» Dataset section
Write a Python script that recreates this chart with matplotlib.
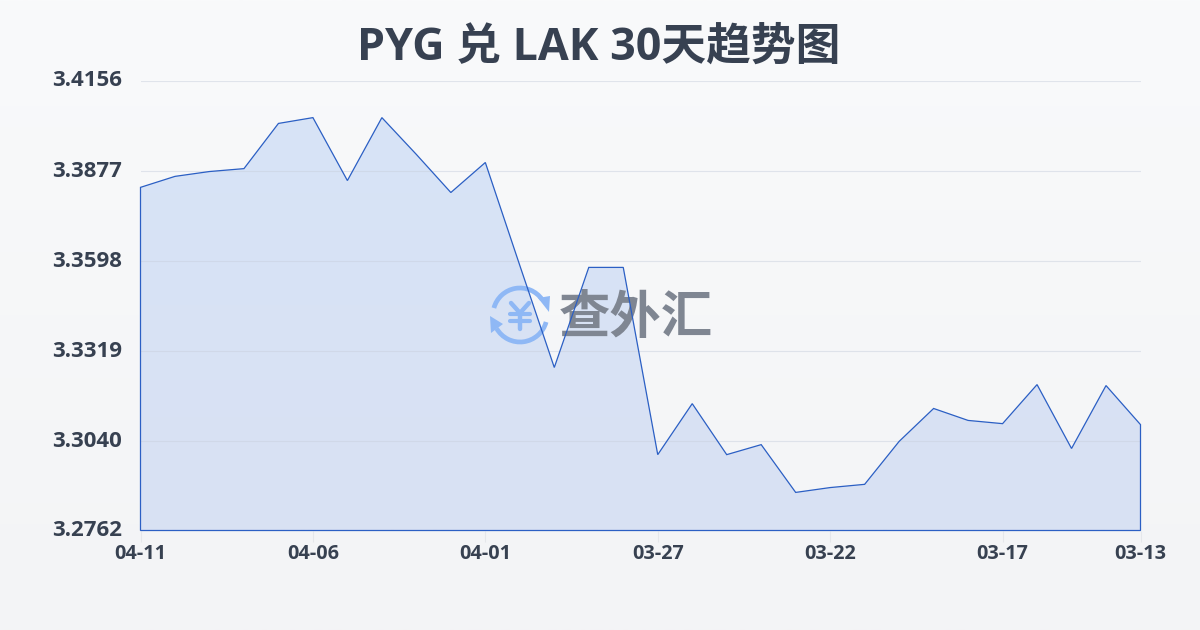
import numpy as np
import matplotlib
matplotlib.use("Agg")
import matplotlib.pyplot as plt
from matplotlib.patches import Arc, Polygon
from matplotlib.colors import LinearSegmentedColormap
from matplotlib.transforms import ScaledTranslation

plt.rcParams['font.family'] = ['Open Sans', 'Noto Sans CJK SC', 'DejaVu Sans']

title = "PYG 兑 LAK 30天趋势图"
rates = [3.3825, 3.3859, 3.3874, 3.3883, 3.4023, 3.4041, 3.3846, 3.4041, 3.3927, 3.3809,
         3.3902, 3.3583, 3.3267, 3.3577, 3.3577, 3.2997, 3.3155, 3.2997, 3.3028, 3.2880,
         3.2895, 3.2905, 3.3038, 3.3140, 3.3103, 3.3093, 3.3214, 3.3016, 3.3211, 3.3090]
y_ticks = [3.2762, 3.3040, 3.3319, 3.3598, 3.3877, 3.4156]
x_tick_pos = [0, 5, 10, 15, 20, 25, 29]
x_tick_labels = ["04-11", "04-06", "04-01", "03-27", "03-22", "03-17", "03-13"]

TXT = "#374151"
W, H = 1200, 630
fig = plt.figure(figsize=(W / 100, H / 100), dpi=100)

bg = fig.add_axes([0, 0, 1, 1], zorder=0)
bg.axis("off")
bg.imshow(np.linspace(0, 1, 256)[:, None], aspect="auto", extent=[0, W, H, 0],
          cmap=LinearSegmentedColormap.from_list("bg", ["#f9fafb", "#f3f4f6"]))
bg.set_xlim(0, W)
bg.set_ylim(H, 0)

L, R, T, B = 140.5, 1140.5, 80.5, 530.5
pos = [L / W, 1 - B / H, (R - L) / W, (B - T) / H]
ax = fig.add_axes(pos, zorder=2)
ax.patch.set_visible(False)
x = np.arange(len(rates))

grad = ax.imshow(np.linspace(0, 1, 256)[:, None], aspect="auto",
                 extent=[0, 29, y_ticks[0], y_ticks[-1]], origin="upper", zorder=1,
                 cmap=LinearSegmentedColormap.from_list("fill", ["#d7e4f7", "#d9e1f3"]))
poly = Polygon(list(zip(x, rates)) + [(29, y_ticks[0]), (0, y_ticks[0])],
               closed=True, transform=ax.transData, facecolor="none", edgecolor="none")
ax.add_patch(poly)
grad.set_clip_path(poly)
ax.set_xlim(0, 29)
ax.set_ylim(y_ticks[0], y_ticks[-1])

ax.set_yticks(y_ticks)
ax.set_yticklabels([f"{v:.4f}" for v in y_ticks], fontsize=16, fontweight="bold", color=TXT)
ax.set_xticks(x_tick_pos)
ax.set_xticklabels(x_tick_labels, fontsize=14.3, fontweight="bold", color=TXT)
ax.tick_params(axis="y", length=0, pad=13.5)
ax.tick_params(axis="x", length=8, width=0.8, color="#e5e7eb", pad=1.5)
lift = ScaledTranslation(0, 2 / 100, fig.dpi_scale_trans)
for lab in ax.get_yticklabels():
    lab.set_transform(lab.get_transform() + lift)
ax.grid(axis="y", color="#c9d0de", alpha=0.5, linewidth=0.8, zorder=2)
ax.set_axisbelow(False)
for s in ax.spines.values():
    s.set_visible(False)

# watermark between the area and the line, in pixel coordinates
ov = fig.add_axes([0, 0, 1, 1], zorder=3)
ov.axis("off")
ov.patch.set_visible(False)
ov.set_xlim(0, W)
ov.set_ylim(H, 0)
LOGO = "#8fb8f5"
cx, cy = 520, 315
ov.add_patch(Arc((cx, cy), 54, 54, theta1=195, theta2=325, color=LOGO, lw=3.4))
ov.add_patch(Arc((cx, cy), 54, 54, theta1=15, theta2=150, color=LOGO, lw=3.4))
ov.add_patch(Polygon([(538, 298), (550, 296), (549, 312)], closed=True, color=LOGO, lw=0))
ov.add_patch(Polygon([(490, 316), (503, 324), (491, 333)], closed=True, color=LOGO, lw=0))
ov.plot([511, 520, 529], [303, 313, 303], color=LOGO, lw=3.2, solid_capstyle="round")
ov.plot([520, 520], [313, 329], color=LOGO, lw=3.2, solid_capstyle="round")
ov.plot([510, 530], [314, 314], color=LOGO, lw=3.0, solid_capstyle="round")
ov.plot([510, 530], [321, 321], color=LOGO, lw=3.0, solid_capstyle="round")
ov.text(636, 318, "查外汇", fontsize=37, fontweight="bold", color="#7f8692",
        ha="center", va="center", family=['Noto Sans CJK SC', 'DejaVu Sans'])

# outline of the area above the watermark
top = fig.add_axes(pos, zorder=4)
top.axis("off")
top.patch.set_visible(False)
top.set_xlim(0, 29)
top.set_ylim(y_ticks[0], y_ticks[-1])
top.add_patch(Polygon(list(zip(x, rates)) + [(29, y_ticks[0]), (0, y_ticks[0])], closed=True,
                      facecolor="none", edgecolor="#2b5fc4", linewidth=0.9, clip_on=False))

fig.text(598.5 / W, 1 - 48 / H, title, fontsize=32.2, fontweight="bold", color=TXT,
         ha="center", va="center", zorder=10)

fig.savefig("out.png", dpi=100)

» Work to be completed
Starting with the first line of the data above and ending with the line containing "bg.set_ylim(H, 0)", please restate every line exactly, leaving images out.

» Result of this task
Write a Python script that recreates this chart with matplotlib.
import numpy as np
import matplotlib
matplotlib.use("Agg")
import matplotlib.pyplot as plt
from matplotlib.patches import Arc, Polygon
from matplotlib.colors import LinearSegmentedColormap
from matplotlib.transforms import ScaledTranslation

plt.rcParams['font.family'] = ['Open Sans', 'Noto Sans CJK SC', 'DejaVu Sans']

title = "PYG 兑 LAK 30天趋势图"
rates = [3.3825, 3.3859, 3.3874, 3.3883, 3.4023, 3.4041, 3.3846, 3.4041, 3.3927, 3.3809,
         3.3902, 3.3583, 3.3267, 3.3577, 3.3577, 3.2997, 3.3155, 3.2997, 3.3028, 3.2880,
         3.2895, 3.2905, 3.3038, 3.3140, 3.3103, 3.3093, 3.3214, 3.3016, 3.3211, 3.3090]
y_ticks = [3.2762, 3.3040, 3.3319, 3.3598, 3.3877, 3.4156]
x_tick_pos = [0, 5, 10, 15, 20, 25, 29]
x_tick_labels = ["04-11", "04-06", "04-01", "03-27", "03-22", "03-17", "03-13"]

TXT = "#374151"
W, H = 1200, 630
fig = plt.figure(figsize=(W / 100, H / 100), dpi=100)

bg = fig.add_axes([0, 0, 1, 1], zorder=0)
bg.axis("off")
bg.imshow(np.linspace(0, 1, 256)[:, None], aspect="auto", extent=[0, W, H, 0],
          cmap=LinearSegmentedColormap.from_list("bg", ["#f9fafb", "#f3f4f6"]))
bg.set_xlim(0, W)
bg.set_ylim(H, 0)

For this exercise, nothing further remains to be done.